Smartphone addiction

Smartphones on their own aren't necessarily a bad thing. They help keep us connected to loved ones, enable us to capture special moments with a convenient camera, and keep us safe in dangerous situations.

However, the platforms that have arisen because of them are a different story.

Social media is designed to be addictive by constantly learning what you're more likely to look at and then showing you more of it. That's why your feed will look different from everyone else you know. This is largely done to keep you scrolling and ensure you look at as many ads as possible.

Mobile gaming is another place where addiction is highly relevant. Blind-box or gacha-style games encourage users to spend money on the chance to get rare game items and characters, the same way a scratch-off ticket offers the promise of a cheap windfall.

Hands holding a smartphone playing a battle royale game with on-screen controls and a visible digital landscape.
While many mobile games are free, they offer players incentives to buy into in-app purchases

Similar to scratch-off tickets, it's easy for gamers to spend a lot of money without realizing it, as it's often rationalized as being a relatively inexpensive purchase that a user may make multiple times.

Again, this is most dangerous in people under 25. The prefrontal cortex, the part of the brain responsible for impulse control, isn't fully developed in that age cohort.

It's also especially dangerous to people who have issues with impulse control of any kind. This includes people with substance abuse disorders, mental illnesses like obsessive-compulsive disorder and major depressive disorder, and neurodevelopment disorders like ADHD and autism.

Limiting your screen time use

So, you might be wondering what the next step is. It's important to note that we're not suggesting you go completely off-grid and drop your iPhone, iPad, or computer into the nearest large body of water. We're not even suggesting you delete your X and Instagram accounts.

However, as the saying goes: everything in moderation. Learning to disengage from screens when possible has numerous benefits to your physical and mental health. Sure, it will likely be difficult initially, but it won't always be.

Our first suggestion is to become aware of your current screen time habits. Apple automatically tracks your screen time on your iPhone and iPad. Knowing how much you're using your devices can help you figure out where to go.

To check your screen time on iPhone and iPad, you can open the Settings app, then tap Screen Time.

Two smartphones displaying screen time usage graphs with daily average statistics.
Apple allows you to view detailed statistic on your iPhone screen time and app usage

There you'll see a quick rundown of how often you use your devices, and it might surprise you just how often you use them.

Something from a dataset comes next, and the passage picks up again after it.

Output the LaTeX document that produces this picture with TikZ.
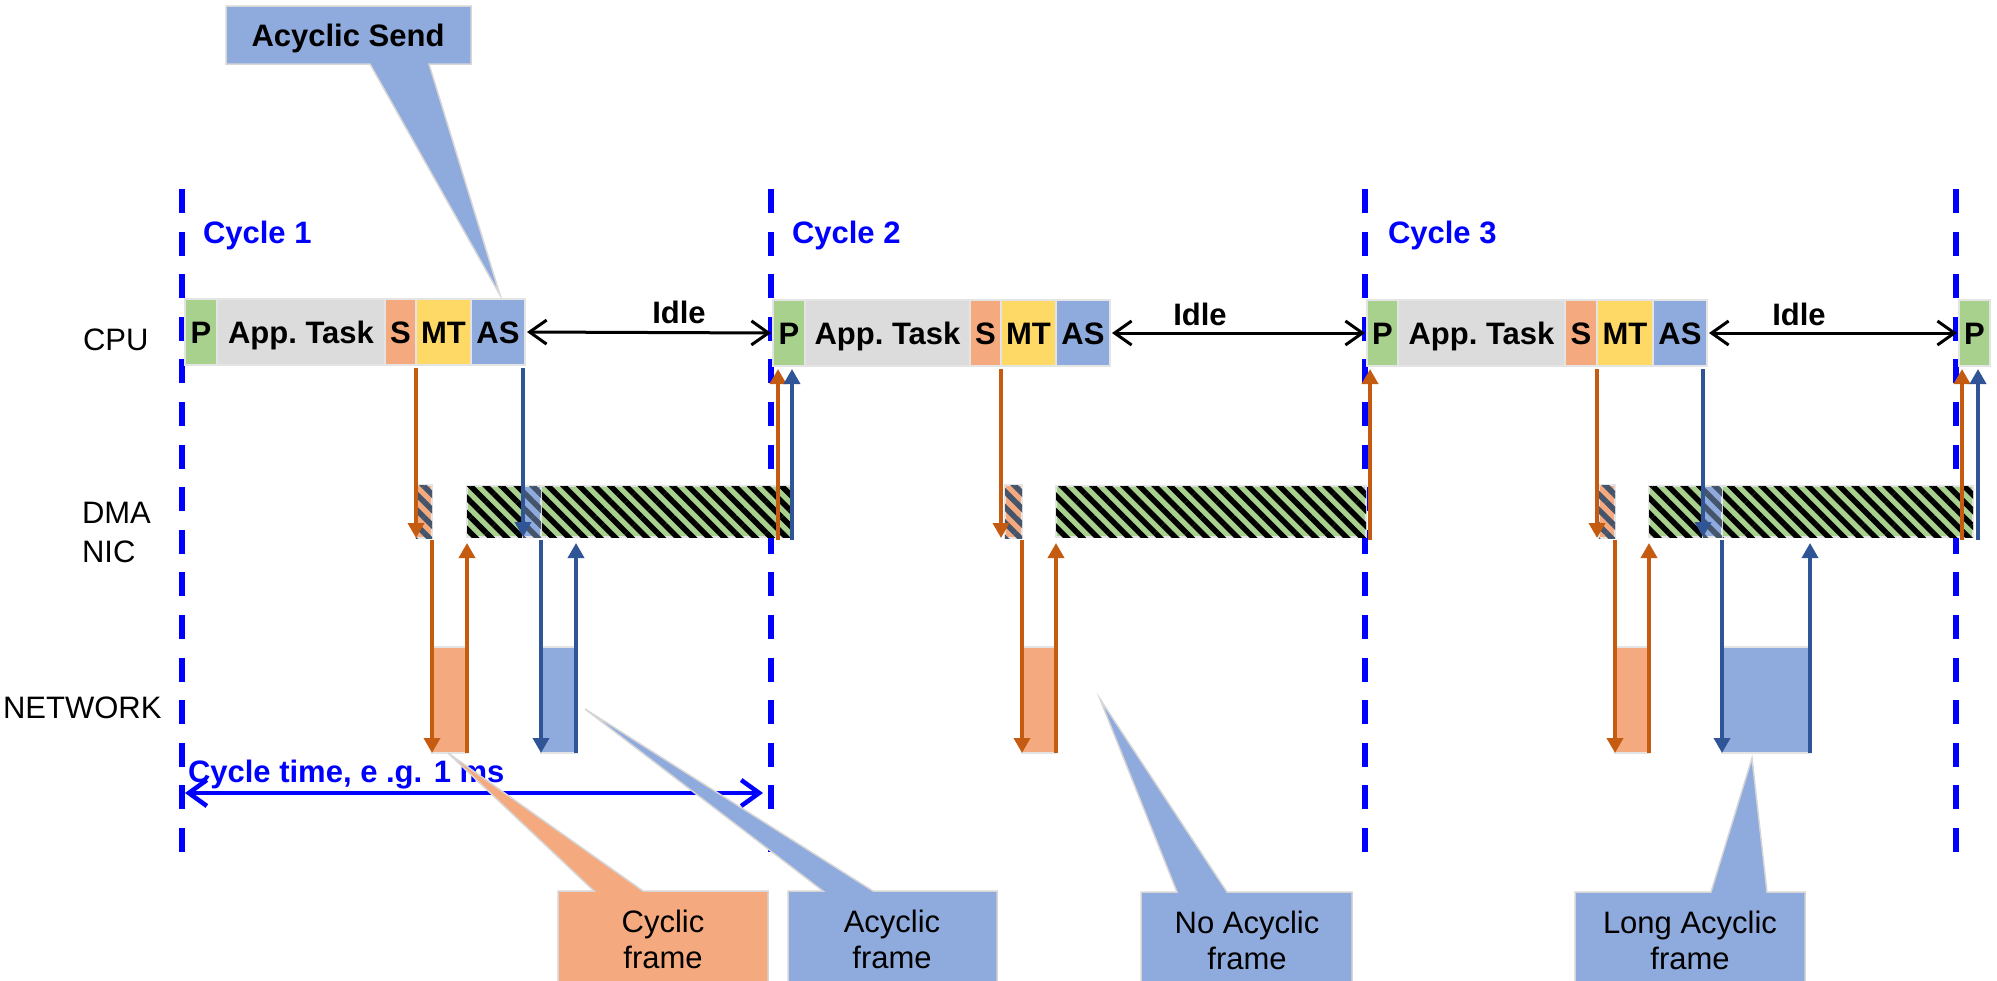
\documentclass[tikz,border=0pt]{standalone}
\usepackage{fontspec}
\setmainfont{Liberation Sans}
\usetikzlibrary{arrows.meta,patterns.meta,calc}

\definecolor{pgreen}{HTML}{A9D18E}
\definecolor{tgrey}{HTML}{DCDCDC}
\definecolor{sorange}{HTML}{F4AA7E}
\definecolor{myellow}{HTML}{FFD966}
\definecolor{ablue}{HTML}{8FAADC}
\definecolor{edgegrey}{HTML}{E4E4E4}
\definecolor{arrO}{HTML}{C55A11}
\definecolor{arrB}{HTML}{2F5597}
\definecolor{cycblue}{HTML}{0000FF}
\definecolor{slate}{HTML}{44546A}
\definecolor{calledge}{HTML}{D6D6D6}

\tikzset{
  txt/.style={font=\fontsize{31}{36}\selectfont},
  btxt/.style={font=\fontsize{31}{36}\selectfont\bfseries},
  cyclab/.style={font=\fontsize{31}{36}\selectfont\bfseries, text=cycblue, anchor=base west},
  seg/.style={draw=edgegrey, line width=2.5pt, anchor=north west,
    minimum width=#1, minimum height=66pt,
    font=\fontsize{31}{36}\selectfont\bfseries, text height=22pt, text depth=0pt},
  hatch/.style={postaction={pattern={Lines[angle=-45,distance=11pt,line width=5.5pt]}, pattern color=#1}},
  dmag/.style={fill=pgreen, draw=edgegrey, line width=1.5pt, hatch=black,
    anchor=north west, minimum width=#1, minimum height=51pt},
  dmao/.style={fill=sorange, draw=edgegrey, line width=1.5pt, hatch=slate,
    anchor=north west, minimum width=#1, minimum height=53pt},
  dmab/.style={fill=ablue, draw=edgegrey, line width=1.5pt, hatch=slate,
    anchor=north west, minimum width=#1, minimum height=51pt},
  neto/.style={fill=sorange, draw=edgegrey, line width=1.5pt,
    anchor=north west, minimum width=#1, minimum height=106pt},
  netb/.style={fill=ablue, draw=edgegrey, line width=1.5pt,
    anchor=north west, minimum width=#1, minimum height=106pt},
  cycline/.style={draw=cycblue, line width=5.5pt, dash pattern=on 24pt off 18.6pt},
  idlearrow/.style={draw=black, line width=3pt,
    arrows={Straight Barb[length=17pt,width=24pt]-Straight Barb[length=17pt,width=24pt]},
    shorten <=2pt, shorten >=2pt},
  ctime/.style={draw=cycblue, line width=4.5pt,
    arrows={Straight Barb[length=18pt,width=26pt]-Straight Barb[length=18pt,width=26pt]}},
  ao/.style={draw=arrO, line width=3.5pt, arrows={-Triangle[length=15pt,width=16pt]}},
  ab/.style={draw=arrB, line width=3.5pt, arrows={-Triangle[length=15pt,width=16pt]}},
  callb/.style={fill=ablue, draw=calledge, line width=1.5pt},
  callo/.style={fill=sorange, draw=calledge, line width=1.5pt},
  calltxt/.style={font=\fontsize{31}{36}\selectfont, align=center, anchor=base},
}

\begin{document}
\begin{tikzpicture}[x=1pt,y=-1pt, every node/.style={inner sep=0pt, outer sep=0pt}]
\useasboundingbox (0,0) rectangle (1997,980);
\clip (0,0) rectangle (1997,980);

% cycle boundaries
\foreach \d in {182,771,1365,1956}
  \draw[cycline] (\d,189) -- (\d,852);

% row labels
\node[txt, anchor=base west] (cpu) at (83,350) {CPU};
\node[txt, anchor=base west] (dma) at (82,523) {DMA};
\node[txt, anchor=base west] (nic) at (82,562) {NIC};
\node[txt, anchor=base west] (net) at (3,718) {NETWORK};

% cycle labels
\node[cyclab] (c1) at (203,243) {Cycle 1};
\node[cyclab] (c2) at (792,243) {Cycle 2};
\node[cyclab] (c3) at (1388,243) {Cycle 3};

% CPU activity, cycle 1
\node[seg=32pt, fill=pgreen] (P1) at (185,299) {P};
\node[seg=168pt, fill=tgrey] (A1) at (P1.north east) {App.\ Task};
\node[seg=31pt, fill=sorange] (S1) at (A1.north east) {S};
\node[seg=55pt, fill=myellow] (M1) at (S1.north east) {MT};
\node[seg=54pt, fill=ablue] (X1) at (M1.north east) {AS};

% CPU activity, cycle 2
\node[seg=32pt, fill=pgreen] (P2) at (773,300) {P};
\node[seg=165pt, fill=tgrey] (A2) at (P2.north east) {App.\ Task};
\node[seg=31pt, fill=sorange] (S2) at (A2.north east) {S};
\node[seg=55pt, fill=myellow] (M2) at (S2.north east) {MT};
\node[seg=54pt, fill=ablue] (X2) at (M2.north east) {AS};

% CPU activity, cycle 3
\node[seg=31pt, fill=pgreen] (P3) at (1367,300) {P};
\node[seg=167pt, fill=tgrey] (A3) at (P3.north east) {App.\ Task};
\node[seg=32pt, fill=sorange] (S3) at (A3.north east) {S};
\node[seg=56pt, fill=myellow] (M3) at (S3.north east) {MT};
\node[seg=54pt, fill=ablue] (X3) at (M3.north east) {AS};

% start of cycle 4
\node[seg=31pt, fill=pgreen] (P4) at (1959,300) {P};

% idle periods
\draw[idlearrow] (X1.east) -- (P2.west);
\draw[idlearrow] (X2.east) -- (P3.west);
\draw[idlearrow] (X3.east) -- (P4.west);
\node[btxt, anchor=base] (i1) at (679,323) {Idle};
\node[btxt, anchor=base] (i2) at (1200,325) {Idle};
\node[btxt, anchor=base] (i3) at (1799,325) {Idle};

% DMA / NIC activity
\node[dmao=16pt] (o1) at (416,485) {};
\node[dmag=324pt] (g1) at (467,486) {};
\node[dmab=18pt] (b1) at (523,486) {};
\node[dmao=17pt] (o2) at (1005,485) {};
\node[dmag=310pt] (g2) at (1056,486) {};
\node[dmao=16pt] (o3) at (1599,485) {};
\node[dmag=324pt] (g3) at (1649,486) {};
\node[dmab=19pt] (b3) at (1703,486) {};

% frames on the network
\node[neto=35pt] (n1) at (432,647) {};
\node[netb=35pt] (m1) at (541,647) {};
\node[neto=34pt] (n2) at (1022,647) {};
\node[neto=34pt] (n3) at (1615,647) {};
\node[netb=88pt] (m3) at (1722,647) {};

% cycle 1 transfers
\draw[ao] ($(S1.south east)+(0,3)$) -- (S1.south east |- o1.south);
\draw[ao] ($(o1.south east)+(0,2)$) -- (n1.south west);
\draw[ao] (n1.south east) -- ($(g1.south west)+(0,6)$);
\draw[ab] ($(b1.west |- X1.south)+(0,3)$) -- (b1.south west);
\draw[ab] ($(b1.south east)+(0,3)$) -- (m1.south west);
\draw[ab] (m1.south east) -- ($(m1.south east |- g1.south)+(0,6)$);
\draw[ao] ($(P2.south west |- g1.south)+(5,3)$) -- ($(P2.south west)+(5,3)$);
\draw[ab] ($(P2.south west |- g1.south)+(19,3)$) -- ($(P2.south west)+(19,3)$);

% cycle 2 transfers
\draw[ao] ($(S2.south east)+(0,3)$) -- (S2.south east |- o2.south);
\draw[ao] ($(o2.south east)+(0,2)$) -- (n2.south west);
\draw[ao] (n2.south east) -- ($(g2.south west)+(0,6)$);
\draw[ao] ($(P3.south west |- g2.south)+(3,3)$) -- ($(P3.south west)+(3,3)$);

% cycle 3 transfers
\draw[ao] ($(S3.south east)+(0,3)$) -- (S3.south east |- o3.south);
\draw[ao] ($(o3.south east)+(0,2)$) -- (n3.south west);
\draw[ao] (n3.south east) -- ($(g3.south west)+(0,6)$);
\draw[ab] ($(b3.west |- X3.south)+(0,3)$) -- (b3.south west);
\draw[ab] ($(b3.south east)+(0,3)$) -- (m3.south west);
\draw[ab] (m3.south east) -- ($(m3.south east |- g3.south)+(0,6)$);
\draw[ao] ($(P4.south west |- g3.south)+(3,3)$) -- ($(P4.south west)+(3,3)$);
\draw[ab] ($(P4.south west |- g3.south)+(19,3)$) -- ($(P4.south west)+(19,3)$);

% cycle time
\coordinate (ctl) at (185,793);
\coordinate (ctr) at (763,793);
\draw[ctime] (ctl) -- (ctr);
\node[btxt, text=cycblue, anchor=base west] (ctlab) at (188,782) {Cycle time, e .g. 1 ms};

% callouts (the base anchor of a two-line label sits on its second line)
\draw[callb] (226,6) -- (471,6) -- (471,64) -- (429,64) -- (500,295) -- (370,64) -- (226,64) -- cycle;
\node[btxt, anchor=base] (acs) at (348,46) {Acyclic Send};

\draw[callo] (558,891) -- (594,891) -- (448,753) -- (643,891) -- (768,891) -- (768,1000) -- (558,1000) -- cycle;
\node[calltxt] (cyf) at (663,968) {Cyclic\\frame};

\draw[callb] (788,891) -- (823,891) -- (585,709) -- (873,891) -- (997,891) -- (997,1000) -- (788,1000) -- cycle;
\node[calltxt] (acf) at (892,968) {Acyclic\\frame};

\draw[callb] (1141,892) -- (1177,892) -- (1100,699) -- (1227,892) -- (1352,892) -- (1352,1000) -- (1141,1000) -- cycle;
\node[calltxt] (naf) at (1247,969) {No Acyclic\\frame};

\draw[callb] (1575,892) -- (1711,892) -- (1752,758) -- (1767,892) -- (1805,892) -- (1805,1000) -- (1575,1000) -- cycle;
\node[calltxt] (laf) at (1690,969) {Long Acyclic\\frame};
\end{tikzpicture}
\end{document}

Experts suggest you get two hours of "personal" screen time per day, which isn't limited to just using your phone. That's across all screens — gaming, phones, web browsing, and TV.

If your numbers are particularly high, we suggest starting with a modest decrease. "Cold turkey" is one of the worst ways to break a habit or addiction.

For example, if you have eight hours of personal screen time daily, find out where to set some limits. We suggest limiting time on TikTok, Instagram, Facebook, and X.

How to set screen time limits per app on iPhone and iPad

  1. Open the Settings app
  2. Tap Screen Time
  3. Tap App Limits
  4. Tap Add Limit
  5. Tap the category of app you wish to limit
  6. Tap the app you wish to limit
  7. Set the time limit you think is reasonable — we suggest a 10-15% decrease at first
  8. Tap Add

You can also set specific times when all apps, save for the ones you specify, are locked. This is called "downtime."

Two smartphones displaying screen time management features, one showing settings and the other indicating app usage limits reached.
Activating downtime

How to set downtime iPhone and iPad

  1. Open the Settings app
  2. Tap Screen Time
  3. Tap Downtime
  4. Tap Toggle on downtime
  5. Set the hours you wish downtime to occur

By default, the Phone app, Messages, and Apple Maps are the only apps enabled during downtime. However, in the Screen Time menu, you can select apps in Always Allowed to be enabled during downtime.